SET PROBLEM: Return the lines that follow, exactly as they appear, from the first through the one containing "-11.5, 0.5, -1, -4];"; no pictures are to be included.

RECORD EXCERPTS:
------------------------------
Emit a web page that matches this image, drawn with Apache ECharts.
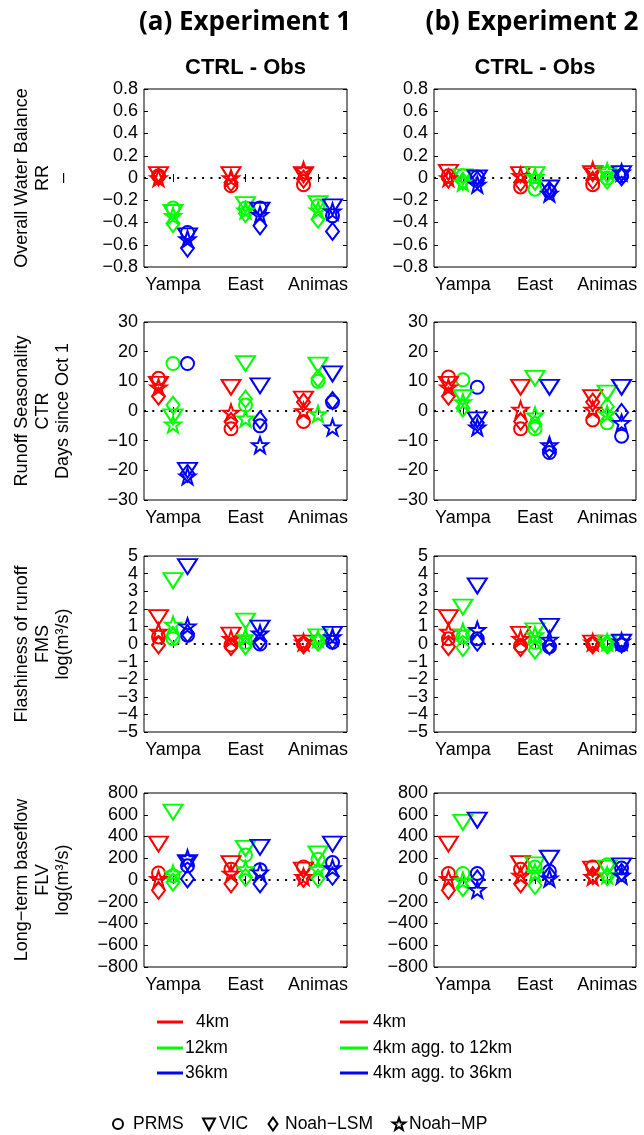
<!DOCTYPE html>
<html>
<head>
<meta charset="utf-8">
<script src="https://cdn.jsdelivr.net/npm/echarts@6/dist/echarts.min.js"></script>
<style>
  html, body { margin: 0; padding: 0; background: #fff; }
  #chart { width: 644px; height: 1135px; }
</style>
</head>
<body>
<div id="chart"></div>
<script>
// Basins on the x axis
const basins = ['Yampa', 'East', 'Animas'];
const models = ['PRMS', 'VIC', 'Noah−LSM', 'Noah−MP'];

// Tick values of each metric's y axis
const rrTicks = [-0.8, -0.6, -0.4, -0.2, 0, 0.2, 0.4, 0.6, 0.8];
const ctrTicks = [-30, -20, -10, 0, 10, 20, 30];
const fmsTicks = [-5, -4, -3, -2, -1, 0, 1, 2, 3, 4, 5];
const flvTicks = [-800, -600, -400, -200, 0, 200, 400, 600, 800];

// CTRL - Obs differences; each array is ordered
// [Yampa 4/12/36km, East 4/12/36km, Animas 4/12/36km]

// Overall water balance (RR), experiment 1
const rr1Prms = [0.02, -0.27, -0.49, -0.07, -0.27, -0.27, -0.06, -0.25, -0.34];
const rr1Vic  = [0.03, -0.31, -0.52, 0.03, -0.24, -0.29, 0.03, -0.23, -0.26];
const rr1Lsm  = [0.01, -0.41, -0.63, -0.04, -0.32, -0.43, -0.01, -0.37, -0.48];
const rr1Mp   = [0.00, -0.34, -0.55, 0.00, -0.29, -0.33, 0.07, -0.29, -0.30];
// Overall water balance (RR), experiment 2
const rr2Prms = [0.02, 0.02, 0.01, -0.08, -0.10, -0.12, -0.06, 0.00, 0.02];
const rr2Vic  = [0.05, 0.01, 0.00, 0.03, 0.03, -0.09, 0.04, 0.03, 0.04];
const rr2Lsm  = [-0.01, -0.03, -0.02, -0.04, -0.03, -0.11, -0.02, -0.02, 0.01];
const rr2Mp   = [0.00, -0.04, -0.06, 0.02, 0.01, -0.14, 0.07, 0.06, 0.05];

// Runoff seasonality (CTR), experiment 1
const ctr1Prms = [11, 16, 16, -6, 2, -5, -3.5, 10, 3];
const ctr1Vic  = [9, -2, -20, 8, 16, 8.5, 4, 15.5, 12.5];
const ctr1Lsm  = [5, 2, -21, -3.5, 4, -3, 3, 11, 3.5];
const ctr1Mp   = [8, -4.5, -22, -0.5, -2.5, -11.5, 0, -1, -5.5];
// Runoff seasonality (CTR), experiment 2
const ctr2Prms = [11.5, 10.5, 8, -6, -6, -14, -3, -4, -8.5];
const ctr2Vic  = [9, 4.5, -3, 8, 11, 8, 4.5, 6, 8];
const ctr2Lsm  = [5, 1, -4, -3.5, -4.5, -13, 3, 1.5, -0.5];
const ctr2Mp   = [8, 3, -5.5, 0.5, -1.5, -11.5, 0.5, -1, -4];

// Flashiness of runoff (FMS), experiment 1
const fms1Prms = [0.4, 0.3, 0.5, -0.05, 0.1, 0.0, 0.0, 0.15, 0.1];
const fms1Vic  = [1.5, 3.6, 4.4, 0.5, 1.3, 0.9, 0.05, 0.4, 0.55];
const fms1Lsm  = [-0.05, 0.5, 0.6, -0.15, -0.1, 0.15, -0.05, 0.1, 0.2];
const fms1Mp   = [0.7, 1.1, 1.0, 0.3, 0.4, 0.6, 0.1, 0.3, 0.4];
// Flashiness of runoff (FMS), experiment 2
const fms2Prms = [0.3, 0.4, 0.3, -0.1, 0.1, -0.15, 0.0, 0.0, -0.05];
const fms2Vic  = [1.5, 2.1, 3.3, 0.55, 0.75, 1.0, 0.05, 0.05, 0.1];
const fms2Lsm  = [-0.15, -0.2, 0.1, -0.2, -0.35, -0.1, -0.05, -0.05, 0.0];
const fms2Mp   = [0.7, 0.7, 0.8, 0.3, 0.5, 0.25, 0.1, 0.1, 0.15];

// Long-term baseflow (FLV), experiment 1
const flv1Prms = [65, 40, 130, 100, 230, 95, 120, 190, 160];
const flv1Vic  = [330, 625, 160, 150, 290, 300, 90, 240, 330];
const flv1Lsm  = [-95, -20, 10, -35, 25, -35, 15, 15, 35];
const flv1Mp   = [10, 60, 200, 60, 100, 70, 30, 100, 110];
// Long-term baseflow (FLV), experiment 2
const flv2Prms = [60, 60, 60, 100, 120, 80, 120, 140, 110];
const flv2Vic  = [330, 530, 550, 150, 140, 200, 100, 110, 130];
const flv2Lsm  = [-95, -70, 10, -35, -50, 45, 40, 30, 70];
const flv2Mp   = [10, -5, -90, 40, 70, 15, 30, 45, 40];

// ---------------------------------------------------------------------------
const resColors = ['#ff0000', '#00ff00', '#0000ff'];
const resOffsets = [-0.2, 0, 0.2];
const FONT = '"Liberation Sans", Arial, Helvetica, sans-serif';

// outlined five-point star, like a pentagram marker
const starPath = (function () {
  let d = '';
  for (let i = 0; i < 10; i++) {
    const r = i % 2 ? 0.4 : 1;
    const a = -Math.PI / 2 + i * Math.PI / 5;
    d += (i ? 'L' : 'M') + (r * Math.cos(a)).toFixed(4) + ',' + (r * Math.sin(a)).toFixed(4);
  }
  return 'path://' + d + 'Z';
})();

const modelSymbols = [
  { symbol: 'circle', size: 13 },
  { symbol: 'path://M0,0L20,0L10,16Z', size: [19, 15] },
  { symbol: 'diamond', size: [13, 17] },
  { symbol: starPath, size: 16 }
];

const columns = [
  { left: 144, width: 203 },
  { left: 434, width: 202 }
];
const rows = [
  { top: 89, height: 178 },
  { top: 322, height: 178 },
  { top: 556, height: 176 },
  { top: 793, height: 174 }
];

const panels = [
  { row: 0, col: 0, ticks: rrTicks, sets: [rr1Prms, rr1Vic, rr1Lsm, rr1Mp] },
  { row: 0, col: 1, ticks: rrTicks, sets: [rr2Prms, rr2Vic, rr2Lsm, rr2Mp] },
  { row: 1, col: 0, ticks: ctrTicks, sets: [ctr1Prms, ctr1Vic, ctr1Lsm, ctr1Mp] },
  { row: 1, col: 1, ticks: ctrTicks, sets: [ctr2Prms, ctr2Vic, ctr2Lsm, ctr2Mp] },
  { row: 2, col: 0, ticks: fmsTicks, sets: [fms1Prms, fms1Vic, fms1Lsm, fms1Mp] },
  { row: 2, col: 1, ticks: fmsTicks, sets: [fms2Prms, fms2Vic, fms2Lsm, fms2Mp] },
  { row: 3, col: 0, ticks: flvTicks, sets: [flv1Prms, flv1Vic, flv1Lsm, flv1Mp] },
  { row: 3, col: 1, ticks: flvTicks, sets: [flv2Prms, flv2Vic, flv2Lsm, flv2Mp] }
];

const yNames = [
  'Overall Water Balance\nRR\n–',
  'Runoff Seasonality\nCTR\nDays since Oct 1',
  'Flashiness of runoff\nFMS\nlog(m³/s)',
  'Long−term baseflow\nFLV\nlog(m³/s)'
];

const basinTicks = basins.map((b, i) => i + 1);
const fmtTick = v => String(+v.toFixed(2)).replace('-', '−');

const grids = [], xAxes = [], yAxes = [], series = [];

panels.forEach((p, i) => {
  const c = columns[p.col], r = rows[p.row];
  grids.push({
    left: c.left, top: r.top, width: c.width, height: r.height,
    show: true, borderColor: '#000', borderWidth: 1, backgroundColor: 'transparent',
    containLabel: false, outerBoundsMode: 'none'
  });
  const tickStyle = { show: true, inside: true, length: 4, lineStyle: { color: '#000', width: 1 } };
  // bottom axis with basin names
  xAxes.push({
    gridIndex: i, type: 'value', min: 0.6, max: 3.4, position: 'bottom',
    axisLine: { show: false }, splitLine: { show: false },
    axisTick: Object.assign({ customValues: basinTicks }, tickStyle),
    axisLabel: {
      customValues: basinTicks, formatter: v => basins[Math.round(v) - 1],
      color: '#000', fontSize: 18, fontFamily: FONT, margin: 9,
      showMinLabel: true, showMaxLabel: true, hideOverlap: false
    }
  });
  // top axis, ticks only
  xAxes.push({
    gridIndex: i, type: 'value', min: 0.6, max: 3.4, position: 'top',
    axisLine: { show: false }, splitLine: { show: false },
    axisTick: Object.assign({ customValues: basinTicks }, tickStyle),
    axisLabel: { show: false }
  });
  const ymin = p.ticks[0], ymax = p.ticks[p.ticks.length - 1];
  // tick labels are split over two left axes (alternate ticks) so that
  // tightly packed labels are never dropped as overlapping
  const evenTicks = p.ticks.filter((t, k) => k % 2 === 0);
  const oddTicks = p.ticks.filter((t, k) => k % 2 === 1);
  [evenTicks, oddTicks].forEach((labelTicks, half) => {
    yAxes.push({
      gridIndex: i, type: 'value', min: ymin, max: ymax, position: 'left',
      axisLine: { show: false }, splitLine: { show: false },
      axisTick: half === 0 ? Object.assign({ customValues: p.ticks }, tickStyle) : { show: false },
      axisLabel: {
        customValues: labelTicks, formatter: fmtTick,
        color: '#000', fontSize: 18, fontFamily: FONT, margin: 6,
        showMinLabel: true, showMaxLabel: true, hideOverlap: false
      }
    });
  });
  yAxes.push({
    gridIndex: i, type: 'value', min: ymin, max: ymax, position: 'right',
    axisLine: { show: false }, splitLine: { show: false },
    axisTick: Object.assign({ customValues: p.ticks }, tickStyle),
    axisLabel: { show: false }
  });

  p.sets.forEach((vals, m) => {
    const s = {
      type: 'scatter', name: models[m],
      xAxisIndex: 2 * i, yAxisIndex: 3 * i,
      symbol: modelSymbols[m].symbol, symbolSize: modelSymbols[m].size,
      silent: true, z: 3,
      itemStyle: { color: 'transparent', borderWidth: 2, opacity: 1 },
      data: vals.map((v, k) => ({
        value: [Math.floor(k / 3) + 1 + resOffsets[k % 3], v],
        itemStyle: { borderColor: resColors[k % 3] }
      }))
    };
    if (m === 0) {
      s.markLine = {
        silent: true, symbol: ['none', 'none'], label: { show: false },
        lineStyle: { color: '#000', width: 2, type: [2, 6.3] },
        data: [{ yAxis: 0 }], z: 1, animation: false
      };
    }
    series.push(s);
  });
});

// titles, y-axis names and legends
const graphics = [];
const textEl = (x, y, text, font, align, extra) => Object.assign({
  type: 'text', x: x, y: y, silent: true,
  style: {
    text: text, font: font, fill: '#000',
    textAlign: align, align: align,
    textVerticalAlign: 'middle', verticalAlign: 'middle'
  }
}, extra || {});

graphics.push(textEl(245, 23, '(a) Experiment 1', 'bold 26px "Open Sans", sans-serif', 'center'));
graphics.push(textEl(532, 23, '(b) Experiment 2', 'bold 26px "Open Sans", sans-serif', 'center'));
columns.forEach(c => {
  graphics.push(textEl(c.left + c.width / 2, 68, 'CTRL - Obs', 'bold 22px ' + FONT, 'center'));
});
rows.forEach((r, i) => {
  const el = textEl(43, r.top + r.height / 2, yNames[i], '18px ' + FONT, 'center', { rotation: Math.PI / 2 });
  el.style.lineHeight = 20.5;
  graphics.push(el);
});

// resolution legends (line + label)
const legendRowsY = [1022, 1048, 1073];
const legendCols = [
  { x1: 157, x2: 183, tx: [196, 185, 185], labels: ['4km', '12km', '36km'] },
  { x1: 340, x2: 368, tx: [373, 373, 373], labels: ['4km', '4km agg. to 12km', '4km agg. to 36km'] }
];
legendCols.forEach(lc => {
  legendRowsY.forEach((y, k) => {
    graphics.push({
      type: 'line', silent: true,
      shape: { x1: lc.x1, y1: y, x2: lc.x2, y2: y },
      style: { stroke: resColors[k], lineWidth: 3 }
    });
    graphics.push(textEl(lc.tx[k], y, lc.labels[k], '17.5px ' + FONT, 'left'));
  });
});

// model symbol legend
const ly = 1124;
const keyStroke = { fill: 'none', stroke: '#000', lineWidth: 2 };
graphics.push({ type: 'circle', silent: true, shape: { cx: 118, cy: ly, r: 5 }, style: keyStroke });
graphics.push({ type: 'polygon', silent: true, shape: { points: [[203, ly - 5.5], [215, ly - 5.5], [209, ly + 6]] }, style: keyStroke });
graphics.push({ type: 'polygon', silent: true, shape: { points: [[273, ly - 6.5], [277.5, ly], [273, ly + 6.5], [268.5, ly]] }, style: keyStroke });
const starPts = [];
for (let i = 0; i < 10; i++) {
  const rr = i % 2 ? 2.6 : 6.5;
  const a = -Math.PI / 2 + i * Math.PI / 5;
  starPts.push([399 + rr * Math.cos(a), ly + 0.5 + rr * Math.sin(a)]);
}
graphics.push({ type: 'polygon', silent: true, shape: { points: starPts }, style: keyStroke });
const keyLabels = [[133, models[0]], [219, models[1]], [285, models[2]], [409, models[3]]];
keyLabels.forEach(k => graphics.push(textEl(k[0], ly, k[1], '17.5px ' + FONT, 'left')));

const chart = echarts.init(document.getElementById('chart'), null, { renderer: 'canvas' });
chart.setOption({
  backgroundColor: '#fff',
  animation: false,
  grid: grids,
  xAxis: xAxes,
  yAxis: yAxes,
  series: series,
  graphic: { elements: graphics }
});
</script>
</body>
</html>
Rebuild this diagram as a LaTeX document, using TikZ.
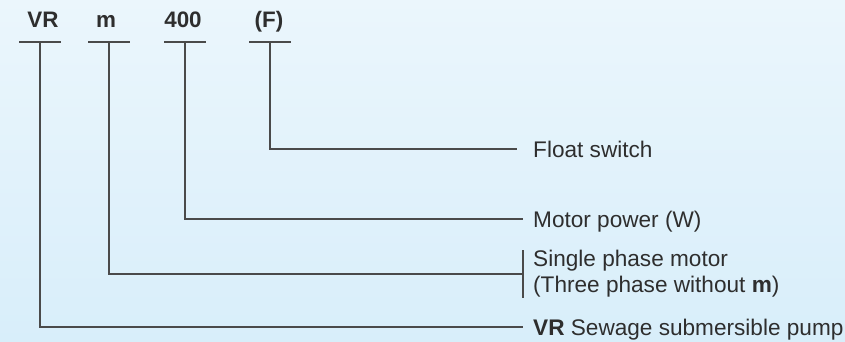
\documentclass[tikz,border=0pt]{standalone}
\usepackage{fontspec}
\setmainfont{Liberation Sans}
\definecolor{bgtop}{HTML}{EBF6FC}
\definecolor{bgbottom}{HTML}{D8EEFA}
\definecolor{linegray}{HTML}{4A4A4A}
\definecolor{textgray}{HTML}{2E2E2E}

\begin{document}
\begin{tikzpicture}[x=1pt, y=-1pt,
    code/.style={font=\fontsize{22.4}{26}\selectfont\bfseries, text=textgray, anchor=base, inner sep=0},
    desc/.style={font=\fontsize{22.6}{26}\selectfont, text=textgray, anchor=west, inner sep=0, text height=16.2pt, text depth=0pt},
    desclines/.style={font=\fontsize{22.6}{26}\selectfont, text=textgray, anchor=west, inner sep=0, align=left},
    link/.style={draw=linegray, line width=1.3pt}]
    % background
    \fill[top color=bgtop, bottom color=bgbottom] (0,0) rectangle (845,342);
    \useasboundingbox (0,0) rectangle (845,342);

    % type code
    \node[code] (vr) at (43,28) {VR};
    \node[code] (m) at (106,28) {m};
    \node[code] (pw) at (183,28) {400};
    \node[code] (f) at (269,28) {(F)};
    \coordinate (vrTop) at (40,42);
    \coordinate (mTop) at (109,42);
    \coordinate (pwTop) at (185,42);
    \coordinate (fTop) at (270,42);
    \draw[link] ([xshift=-21pt]vrTop) -- ([xshift=21pt]vrTop);
    \draw[link] ([xshift=-21pt]mTop) -- ([xshift=21pt]mTop);
    \draw[link] ([xshift=-21pt]pwTop) -- ([xshift=21pt]pwTop);
    \draw[link] ([xshift=-21pt]fTop) -- ([xshift=21pt]fTop);

    % meanings
    \node[desc] (float) at (533,149) {Float switch};
    \node[desc] (power) at (533,219) {Motor power (W)};
    \node[desclines] (single) at (533,274) {Single phase motor\\(Three phase without \textbf{m})};
    \node[desc] (pump) at (533,327) {\textbf{VR} Sewage submersible pump};

    % leaders
    \draw[link] (fTop) |- ([xshift=-16pt]float.west);
    \draw[link] (pwTop) |- ([xshift=-10pt]power.west);
    \draw[link] (mTop) |- ([xshift=-10pt]single.west);
    \draw[link] ([xshift=-10pt]single.north west) -- ([xshift=-10pt]single.south west);
    \draw[link] (vrTop) |- ([xshift=-10pt]pump.west);
\end{tikzpicture}
\end{document}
------------------------------
TASK RESPONSE:
Emit a web page that matches this image, drawn with Apache ECharts.
<!DOCTYPE html>
<html>
<head>
<meta charset="utf-8">
<script src="https://cdn.jsdelivr.net/npm/echarts@6/dist/echarts.min.js"></script>
<style>
  html, body { margin: 0; padding: 0; background: #fff; }
  #chart { width: 644px; height: 1135px; }
</style>
</head>
<body>
<div id="chart"></div>
<script>
// Basins on the x axis
const basins = ['Yampa', 'East', 'Animas'];
const models = ['PRMS', 'VIC', 'Noah−LSM', 'Noah−MP'];

// Tick values of each metric's y axis
const rrTicks = [-0.8, -0.6, -0.4, -0.2, 0, 0.2, 0.4, 0.6, 0.8];
const ctrTicks = [-30, -20, -10, 0, 10, 20, 30];
const fmsTicks = [-5, -4, -3, -2, -1, 0, 1, 2, 3, 4, 5];
const flvTicks = [-800, -600, -400, -200, 0, 200, 400, 600, 800];

// CTRL - Obs differences; each array is ordered
// [Yampa 4/12/36km, East 4/12/36km, Animas 4/12/36km]

// Overall water balance (RR), experiment 1
const rr1Prms = [0.02, -0.27, -0.49, -0.07, -0.27, -0.27, -0.06, -0.25, -0.34];
const rr1Vic  = [0.03, -0.31, -0.52, 0.03, -0.24, -0.29, 0.03, -0.23, -0.26];
const rr1Lsm  = [0.01, -0.41, -0.63, -0.04, -0.32, -0.43, -0.01, -0.37, -0.48];
const rr1Mp   = [0.00, -0.34, -0.55, 0.00, -0.29, -0.33, 0.07, -0.29, -0.30];
// Overall water balance (RR), experiment 2
const rr2Prms = [0.02, 0.02, 0.01, -0.08, -0.10, -0.12, -0.06, 0.00, 0.02];
const rr2Vic  = [0.05, 0.01, 0.00, 0.03, 0.03, -0.09, 0.04, 0.03, 0.04];
const rr2Lsm  = [-0.01, -0.03, -0.02, -0.04, -0.03, -0.11, -0.02, -0.02, 0.01];
const rr2Mp   = [0.00, -0.04, -0.06, 0.02, 0.01, -0.14, 0.07, 0.06, 0.05];

// Runoff seasonality (CTR), experiment 1
const ctr1Prms = [11, 16, 16, -6, 2, -5, -3.5, 10, 3];
const ctr1Vic  = [9, -2, -20, 8, 16, 8.5, 4, 15.5, 12.5];
const ctr1Lsm  = [5, 2, -21, -3.5, 4, -3, 3, 11, 3.5];
const ctr1Mp   = [8, -4.5, -22, -0.5, -2.5, -11.5, 0, -1, -5.5];
// Runoff seasonality (CTR), experiment 2
const ctr2Prms = [11.5, 10.5, 8, -6, -6, -14, -3, -4, -8.5];
const ctr2Vic  = [9, 4.5, -3, 8, 11, 8, 4.5, 6, 8];
const ctr2Lsm  = [5, 1, -4, -3.5, -4.5, -13, 3, 1.5, -0.5];
const ctr2Mp   = [8, 3, -5.5, 0.5, -1.5, -11.5, 0.5, -1, -4];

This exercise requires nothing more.